::: RAW DATA

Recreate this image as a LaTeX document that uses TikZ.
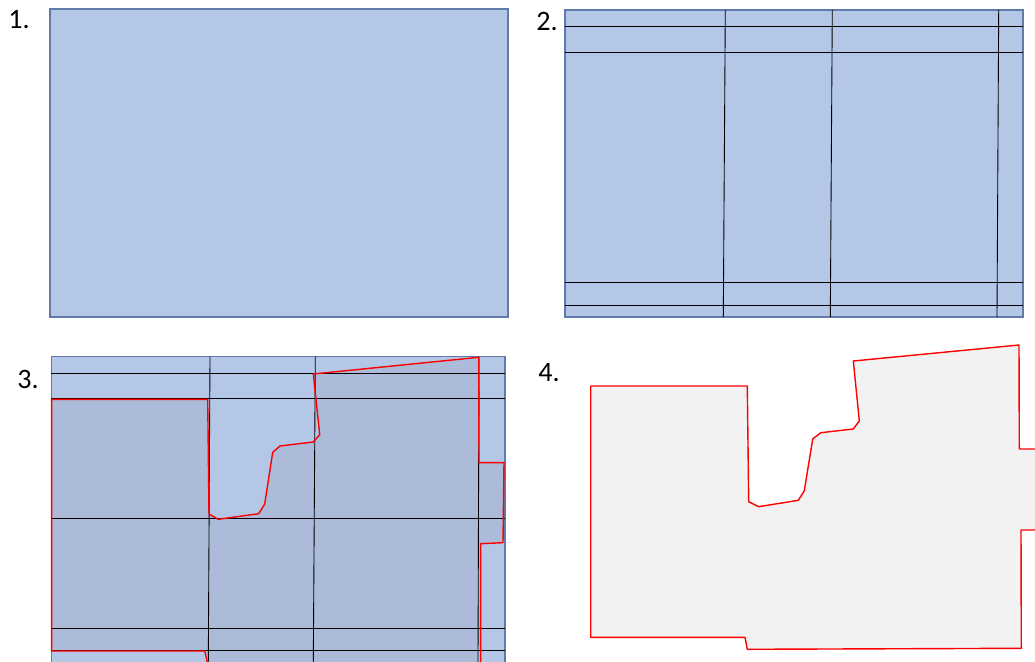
\documentclass[tikz,border=0pt]{standalone}
\usepackage{fontspec}
\setmainfont{Carlito}
\usepackage{xcolor}
\definecolor{sheetblue}{RGB}{180,199,231}
\definecolor{sheetedge}{RGB}{96,122,170}
\definecolor{overlap}{RGB}{171,187,217}
\definecolor{plotgray}{RGB}{242,242,242}

\begin{document}
\begin{tikzpicture}[
  x=0.02cm, y=-0.02cm,
  font=\fontsize{16}{18}\selectfont,
  sheet/.style={fill=sheetblue, draw=sheetedge, line width=0.8pt},
  cut/.style={draw=black, line width=0.5pt},
  plot/.style={draw=red, line width=0.8pt, line join=round},
  num/.style={inner sep=0pt, anchor=center}
]
\useasboundingbox (0,0) rectangle (1035,662);
\begin{scope}
\clip (0,0) rectangle (1035,662);

% panel 1: whole sheet
\node[num] (l1) at (19,20) {1.};
\draw[sheet] (50,9) rectangle (508,317);

% panel 2: sheet with cutting lines
\node[num] (l2) at (547,21) {2.};
\draw[sheet] (565,10) rectangle (1023,317);
\draw[cut] (565,26.3) -- (1023,26.3);
\draw[cut] (565,52) -- (1023,52);
\draw[cut] (565,282) -- (1023,282);
\draw[cut] (565,305.3) -- (1023,305.3);
\draw[cut] (725.3,10) -- (723.3,317);
\draw[cut] (832.3,10) -- (830.3,317);
\draw[cut] (998.7,10) -- (997,317);

% panel 3: plot laid over the grid
\node[num] (l3) at (28,379) {3.};
\draw[sheet] (51.3,356.7) rectangle (505,690);
\fill[overlap] (51.7,399.3) -- (207.7,399.3) -- (209,514) -- (218.3,519.3)
  -- (258.7,513.7) -- (264.7,504) -- (272.7,452.3) -- (280,446) -- (313.3,442)
  -- (319.7,434.7) -- (313.3,374) -- (478.7,357.3) -- (479,462.7) -- (504,462.7)
  -- (503,542.7) -- (480.7,543.7) -- (480.7,680) -- (209,680) -- (207.3,662)
  -- (204.7,651) -- (51.7,651) -- cycle;
\draw[cut] (51.3,373.3) -- (505,373.3);
\draw[cut] (51.3,398.3) -- (505,398.3);
\draw[cut] (51.3,518.7) -- (505,518.7);
\draw[cut] (51.3,628.3) -- (505,628.3);
\draw[cut] (51.3,650.7) -- (505,650.7);
\draw[cut] (210,356.7) -- (208.3,662);
\draw[cut] (315.3,356.7) -- (313.3,662);
\draw[cut] (479,356.7) -- (478,662);
\draw[plot] (207.3,662) -- (204.7,651) -- (51.7,651) -- (51.7,399.3) -- (207.7,399.3)
  -- (209,514) -- (218.3,519.3) -- (258.7,513.7) -- (264.7,504) -- (272.7,452.3)
  -- (280,446) -- (313.3,442) -- (319.7,434.7) -- (313.3,374) -- (478.7,357.3)
  -- (479,462.7) -- (504,462.7) -- (503,542.7) -- (480.7,543.7) -- (480.7,680);

% panel 4: plot on its own
\node[num] (l4) at (549,373) {4.};
\draw[plot, fill=plotgray] (590.7,386) -- (747.3,386) -- (748.7,501.7) -- (758.7,506.7)
  -- (798.3,500.3) -- (804.3,490.7) -- (812.7,439) -- (820.7,432.7) -- (853.3,429)
  -- (859.3,421) -- (853.3,361) -- (1019,345) -- (1019.3,449) -- (1050,449)
  -- (1050,530) -- (1021,530) -- (1021.3,648.3) -- (747.3,649.3) -- (745,637.3)
  -- (590.7,637.3) -- cycle;
\end{scope}
\end{tikzpicture}
\end{document}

::::::

WORK INSTRUCTIONS -> Reproduce the data word for word, excluding its pictures.

TASK OUTPUT ->
Recreate this image as a LaTeX document that uses TikZ.
\documentclass[tikz,border=0pt]{standalone}
\usepackage{fontspec}
\setmainfont{Carlito}
\usepackage{xcolor}
\definecolor{sheetblue}{RGB}{180,199,231}
\definecolor{sheetedge}{RGB}{96,122,170}
\definecolor{overlap}{RGB}{171,187,217}
\definecolor{plotgray}{RGB}{242,242,242}

\begin{document}
\begin{tikzpicture}[
  x=0.02cm, y=-0.02cm,
  font=\fontsize{16}{18}\selectfont,
  sheet/.style={fill=sheetblue, draw=sheetedge, line width=0.8pt},
  cut/.style={draw=black, line width=0.5pt},
  plot/.style={draw=red, line width=0.8pt, line join=round},
  num/.style={inner sep=0pt, anchor=center}
]
\useasboundingbox (0,0) rectangle (1035,662);
\begin{scope}
\clip (0,0) rectangle (1035,662);

% panel 1: whole sheet
\node[num] (l1) at (19,20) {1.};
\draw[sheet] (50,9) rectangle (508,317);

% panel 2: sheet with cutting lines
\node[num] (l2) at (547,21) {2.};
\draw[sheet] (565,10) rectangle (1023,317);
\draw[cut] (565,26.3) -- (1023,26.3);
\draw[cut] (565,52) -- (1023,52);
\draw[cut] (565,282) -- (1023,282);
\draw[cut] (565,305.3) -- (1023,305.3);
\draw[cut] (725.3,10) -- (723.3,317);
\draw[cut] (832.3,10) -- (830.3,317);
\draw[cut] (998.7,10) -- (997,317);

% panel 3: plot laid over the grid
\node[num] (l3) at (28,379) {3.};
\draw[sheet] (51.3,356.7) rectangle (505,690);
\fill[overlap] (51.7,399.3) -- (207.7,399.3) -- (209,514) -- (218.3,519.3)
  -- (258.7,513.7) -- (264.7,504) -- (272.7,452.3) -- (280,446) -- (313.3,442)
  -- (319.7,434.7) -- (313.3,374) -- (478.7,357.3) -- (479,462.7) -- (504,462.7)
  -- (503,542.7) -- (480.7,543.7) -- (480.7,680) -- (209,680) -- (207.3,662)
  -- (204.7,651) -- (51.7,651) -- cycle;
\draw[cut] (51.3,373.3) -- (505,373.3);
\draw[cut] (51.3,398.3) -- (505,398.3);
\draw[cut] (51.3,518.7) -- (505,518.7);
\draw[cut] (51.3,628.3) -- (505,628.3);
\draw[cut] (51.3,650.7) -- (505,650.7);
\draw[cut] (210,356.7) -- (208.3,662);
\draw[cut] (315.3,356.7) -- (313.3,662);
\draw[cut] (479,356.7) -- (478,662);
\draw[plot] (207.3,662) -- (204.7,651) -- (51.7,651) -- (51.7,399.3) -- (207.7,399.3)
  -- (209,514) -- (218.3,519.3) -- (258.7,513.7) -- (264.7,504) -- (272.7,452.3)
  -- (280,446) -- (313.3,442) -- (319.7,434.7) -- (313.3,374) -- (478.7,357.3)
  -- (479,462.7) -- (504,462.7) -- (503,542.7) -- (480.7,543.7) -- (480.7,680);

% panel 4: plot on its own
\node[num] (l4) at (549,373) {4.};
\draw[plot, fill=plotgray] (590.7,386) -- (747.3,386) -- (748.7,501.7) -- (758.7,506.7)
  -- (798.3,500.3) -- (804.3,490.7) -- (812.7,439) -- (820.7,432.7) -- (853.3,429)
  -- (859.3,421) -- (853.3,361) -- (1019,345) -- (1019.3,449) -- (1050,449)
  -- (1050,530) -- (1021,530) -- (1021.3,648.3) -- (747.3,649.3) -- (745,637.3)
  -- (590.7,637.3) -- cycle;
\end{scope}
\end{tikzpicture}
\end{document}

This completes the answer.